YOUR GOAL: Beginning with the first line, set down every line through the one containing "y_ticks = [0.0, 0.5, 1.0, 1.5, 2.0, 2.5]", exactly as it appears, but not the pictures.

EXTRACTED ENTRIES:
--- Start ---

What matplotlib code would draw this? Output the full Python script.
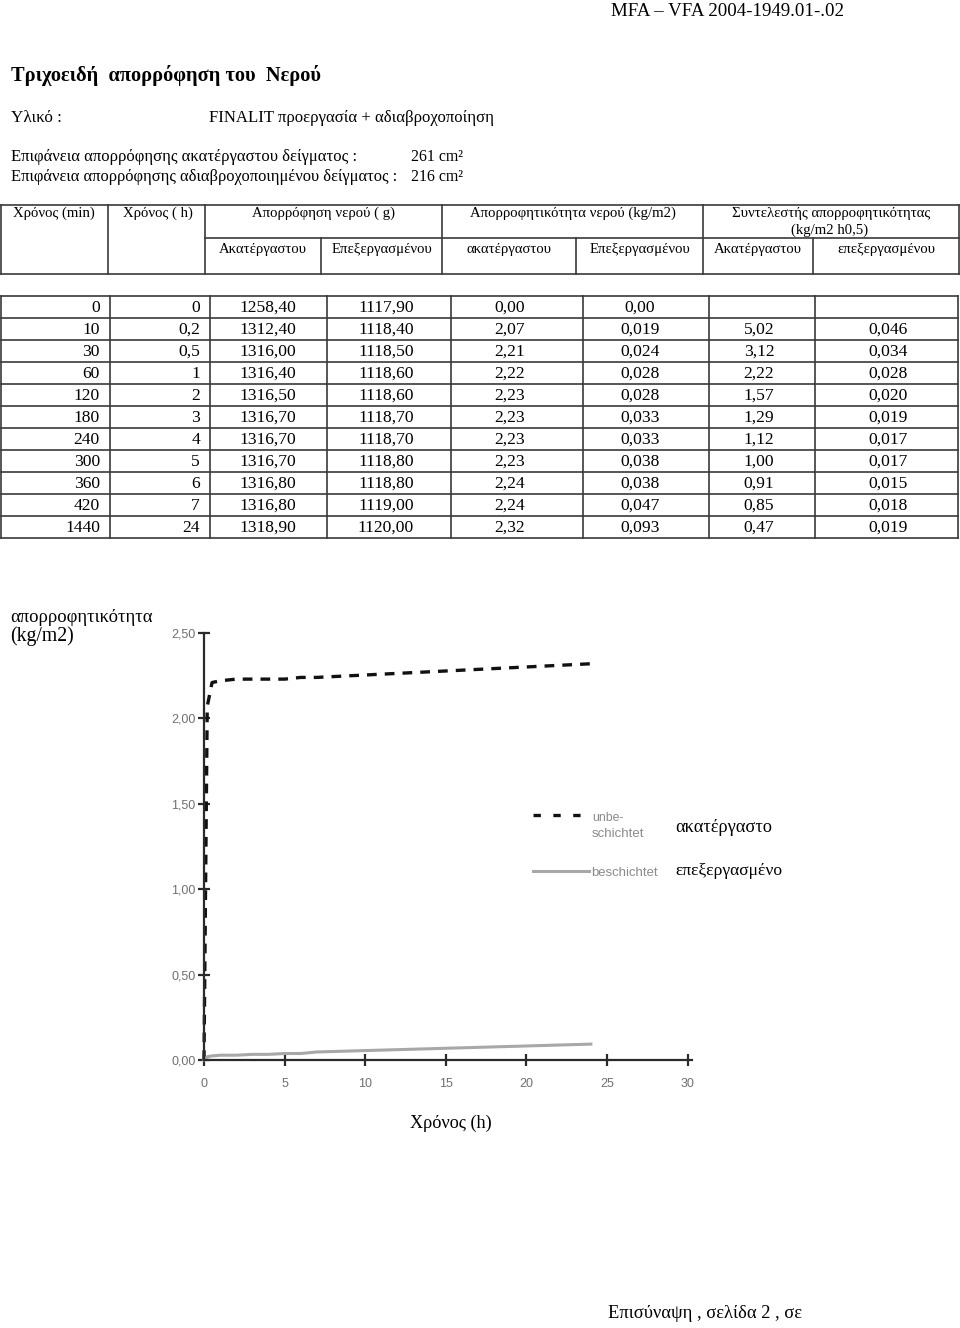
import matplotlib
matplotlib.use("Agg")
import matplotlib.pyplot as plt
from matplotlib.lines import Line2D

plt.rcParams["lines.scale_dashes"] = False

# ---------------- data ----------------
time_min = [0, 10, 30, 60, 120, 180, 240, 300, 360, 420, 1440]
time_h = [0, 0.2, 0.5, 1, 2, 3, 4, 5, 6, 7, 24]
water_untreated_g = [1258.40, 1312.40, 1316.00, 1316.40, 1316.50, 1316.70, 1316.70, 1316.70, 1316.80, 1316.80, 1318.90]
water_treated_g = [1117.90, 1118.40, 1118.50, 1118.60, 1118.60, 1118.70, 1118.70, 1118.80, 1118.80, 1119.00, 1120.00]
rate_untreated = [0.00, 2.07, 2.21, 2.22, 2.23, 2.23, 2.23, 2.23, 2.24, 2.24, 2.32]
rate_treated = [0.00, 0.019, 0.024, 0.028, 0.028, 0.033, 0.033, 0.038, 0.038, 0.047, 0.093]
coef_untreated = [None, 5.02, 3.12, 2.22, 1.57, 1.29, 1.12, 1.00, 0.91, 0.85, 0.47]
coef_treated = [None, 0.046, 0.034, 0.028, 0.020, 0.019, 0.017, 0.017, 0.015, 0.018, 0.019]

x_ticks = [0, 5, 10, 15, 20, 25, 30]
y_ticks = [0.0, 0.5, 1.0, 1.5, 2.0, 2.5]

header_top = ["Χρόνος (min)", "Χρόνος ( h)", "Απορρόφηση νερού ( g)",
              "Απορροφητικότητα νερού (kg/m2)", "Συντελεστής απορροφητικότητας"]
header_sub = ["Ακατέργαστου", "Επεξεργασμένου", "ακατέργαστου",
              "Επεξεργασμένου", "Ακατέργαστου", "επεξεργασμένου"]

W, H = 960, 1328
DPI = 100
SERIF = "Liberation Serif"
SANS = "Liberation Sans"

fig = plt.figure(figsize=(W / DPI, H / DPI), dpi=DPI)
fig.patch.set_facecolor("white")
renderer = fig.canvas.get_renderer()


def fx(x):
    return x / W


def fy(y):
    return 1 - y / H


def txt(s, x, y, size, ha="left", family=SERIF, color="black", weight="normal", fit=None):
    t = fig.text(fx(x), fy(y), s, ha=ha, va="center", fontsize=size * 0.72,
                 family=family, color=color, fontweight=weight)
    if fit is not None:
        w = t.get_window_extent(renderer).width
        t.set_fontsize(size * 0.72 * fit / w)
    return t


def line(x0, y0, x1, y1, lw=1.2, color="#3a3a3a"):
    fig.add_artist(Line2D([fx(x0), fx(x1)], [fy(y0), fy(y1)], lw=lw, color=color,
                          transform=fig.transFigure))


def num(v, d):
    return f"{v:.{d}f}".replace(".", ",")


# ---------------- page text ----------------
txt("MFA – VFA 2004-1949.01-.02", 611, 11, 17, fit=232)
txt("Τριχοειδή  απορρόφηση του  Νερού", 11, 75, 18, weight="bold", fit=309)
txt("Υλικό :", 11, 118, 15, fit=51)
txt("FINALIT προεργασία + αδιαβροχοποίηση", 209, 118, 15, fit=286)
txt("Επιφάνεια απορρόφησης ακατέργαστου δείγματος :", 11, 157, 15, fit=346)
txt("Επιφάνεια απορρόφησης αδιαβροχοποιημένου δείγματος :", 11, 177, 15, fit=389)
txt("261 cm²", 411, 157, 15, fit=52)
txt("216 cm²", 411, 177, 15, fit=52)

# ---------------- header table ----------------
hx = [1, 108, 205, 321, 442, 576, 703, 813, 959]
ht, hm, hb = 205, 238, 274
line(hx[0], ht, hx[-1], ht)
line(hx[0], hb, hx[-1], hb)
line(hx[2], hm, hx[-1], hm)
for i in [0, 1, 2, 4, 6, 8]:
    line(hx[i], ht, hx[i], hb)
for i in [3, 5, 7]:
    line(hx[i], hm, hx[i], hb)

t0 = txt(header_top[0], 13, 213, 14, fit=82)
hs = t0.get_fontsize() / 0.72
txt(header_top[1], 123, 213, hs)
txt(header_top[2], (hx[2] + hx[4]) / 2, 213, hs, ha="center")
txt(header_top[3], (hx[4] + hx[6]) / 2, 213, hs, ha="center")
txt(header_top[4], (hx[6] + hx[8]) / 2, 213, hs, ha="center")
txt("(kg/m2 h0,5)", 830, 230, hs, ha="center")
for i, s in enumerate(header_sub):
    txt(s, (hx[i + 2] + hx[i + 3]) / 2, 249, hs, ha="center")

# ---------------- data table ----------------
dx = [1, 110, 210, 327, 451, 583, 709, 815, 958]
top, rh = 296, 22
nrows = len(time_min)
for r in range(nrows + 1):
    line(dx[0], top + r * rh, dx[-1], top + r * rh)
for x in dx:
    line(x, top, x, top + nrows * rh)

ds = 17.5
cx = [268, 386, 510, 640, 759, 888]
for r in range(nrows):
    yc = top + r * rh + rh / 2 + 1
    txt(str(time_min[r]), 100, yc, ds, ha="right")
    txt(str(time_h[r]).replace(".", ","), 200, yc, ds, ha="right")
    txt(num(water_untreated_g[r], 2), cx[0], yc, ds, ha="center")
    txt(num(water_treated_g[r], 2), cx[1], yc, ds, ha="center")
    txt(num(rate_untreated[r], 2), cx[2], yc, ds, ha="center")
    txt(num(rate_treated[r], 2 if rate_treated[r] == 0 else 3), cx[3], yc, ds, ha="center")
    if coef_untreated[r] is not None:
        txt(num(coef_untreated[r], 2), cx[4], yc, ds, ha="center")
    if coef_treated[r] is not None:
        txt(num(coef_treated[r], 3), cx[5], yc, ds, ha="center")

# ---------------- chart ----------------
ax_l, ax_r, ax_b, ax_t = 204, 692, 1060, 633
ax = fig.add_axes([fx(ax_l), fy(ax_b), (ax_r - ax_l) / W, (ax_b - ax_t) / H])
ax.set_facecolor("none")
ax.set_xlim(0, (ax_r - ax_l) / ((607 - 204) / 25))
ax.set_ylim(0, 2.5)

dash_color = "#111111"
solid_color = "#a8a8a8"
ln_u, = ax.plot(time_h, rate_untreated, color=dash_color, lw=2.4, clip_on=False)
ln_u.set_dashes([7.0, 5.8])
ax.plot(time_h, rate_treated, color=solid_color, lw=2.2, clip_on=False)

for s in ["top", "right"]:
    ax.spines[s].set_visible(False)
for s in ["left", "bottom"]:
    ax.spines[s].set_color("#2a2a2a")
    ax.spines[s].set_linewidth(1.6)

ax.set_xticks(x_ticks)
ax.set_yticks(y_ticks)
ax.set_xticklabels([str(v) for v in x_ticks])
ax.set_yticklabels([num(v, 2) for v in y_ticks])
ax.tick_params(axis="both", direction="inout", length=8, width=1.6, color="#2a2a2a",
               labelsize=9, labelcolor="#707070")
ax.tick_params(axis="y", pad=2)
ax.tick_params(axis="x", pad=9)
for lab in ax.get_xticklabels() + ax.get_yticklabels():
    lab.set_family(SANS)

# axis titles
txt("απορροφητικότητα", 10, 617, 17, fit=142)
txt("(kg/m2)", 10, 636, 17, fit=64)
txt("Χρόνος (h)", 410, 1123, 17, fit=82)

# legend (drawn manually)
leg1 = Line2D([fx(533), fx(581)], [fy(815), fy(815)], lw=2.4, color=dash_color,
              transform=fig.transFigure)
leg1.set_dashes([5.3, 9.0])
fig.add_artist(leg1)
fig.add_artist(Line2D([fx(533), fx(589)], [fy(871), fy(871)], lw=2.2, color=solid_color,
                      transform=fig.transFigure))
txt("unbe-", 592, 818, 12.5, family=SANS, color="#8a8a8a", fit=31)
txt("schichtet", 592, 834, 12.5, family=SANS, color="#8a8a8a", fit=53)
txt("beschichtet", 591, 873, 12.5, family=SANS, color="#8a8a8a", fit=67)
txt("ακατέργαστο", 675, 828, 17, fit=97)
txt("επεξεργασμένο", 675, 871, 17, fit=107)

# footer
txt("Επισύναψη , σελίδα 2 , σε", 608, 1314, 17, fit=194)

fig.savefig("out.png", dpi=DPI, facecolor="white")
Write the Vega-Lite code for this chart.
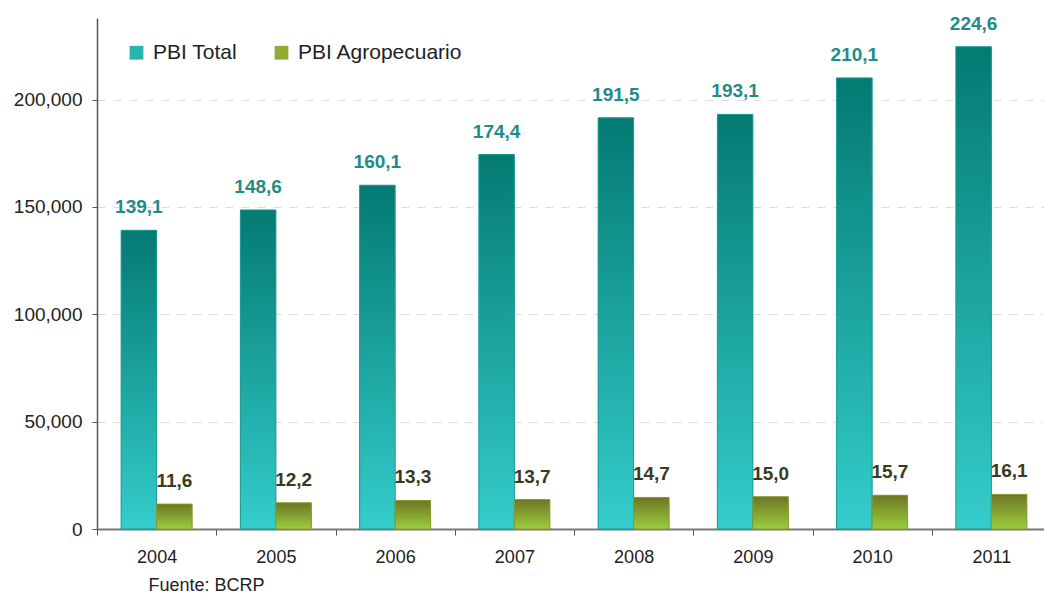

--- End ---

RESPONSE TO THE TASK:
What matplotlib code would draw this? Output the full Python script.
import matplotlib
matplotlib.use("Agg")
import matplotlib.pyplot as plt
from matplotlib.lines import Line2D

plt.rcParams["lines.scale_dashes"] = False

# ---------------- data ----------------
time_min = [0, 10, 30, 60, 120, 180, 240, 300, 360, 420, 1440]
time_h = [0, 0.2, 0.5, 1, 2, 3, 4, 5, 6, 7, 24]
water_untreated_g = [1258.40, 1312.40, 1316.00, 1316.40, 1316.50, 1316.70, 1316.70, 1316.70, 1316.80, 1316.80, 1318.90]
water_treated_g = [1117.90, 1118.40, 1118.50, 1118.60, 1118.60, 1118.70, 1118.70, 1118.80, 1118.80, 1119.00, 1120.00]
rate_untreated = [0.00, 2.07, 2.21, 2.22, 2.23, 2.23, 2.23, 2.23, 2.24, 2.24, 2.32]
rate_treated = [0.00, 0.019, 0.024, 0.028, 0.028, 0.033, 0.033, 0.038, 0.038, 0.047, 0.093]
coef_untreated = [None, 5.02, 3.12, 2.22, 1.57, 1.29, 1.12, 1.00, 0.91, 0.85, 0.47]
coef_treated = [None, 0.046, 0.034, 0.028, 0.020, 0.019, 0.017, 0.017, 0.015, 0.018, 0.019]

x_ticks = [0, 5, 10, 15, 20, 25, 30]
y_ticks = [0.0, 0.5, 1.0, 1.5, 2.0, 2.5]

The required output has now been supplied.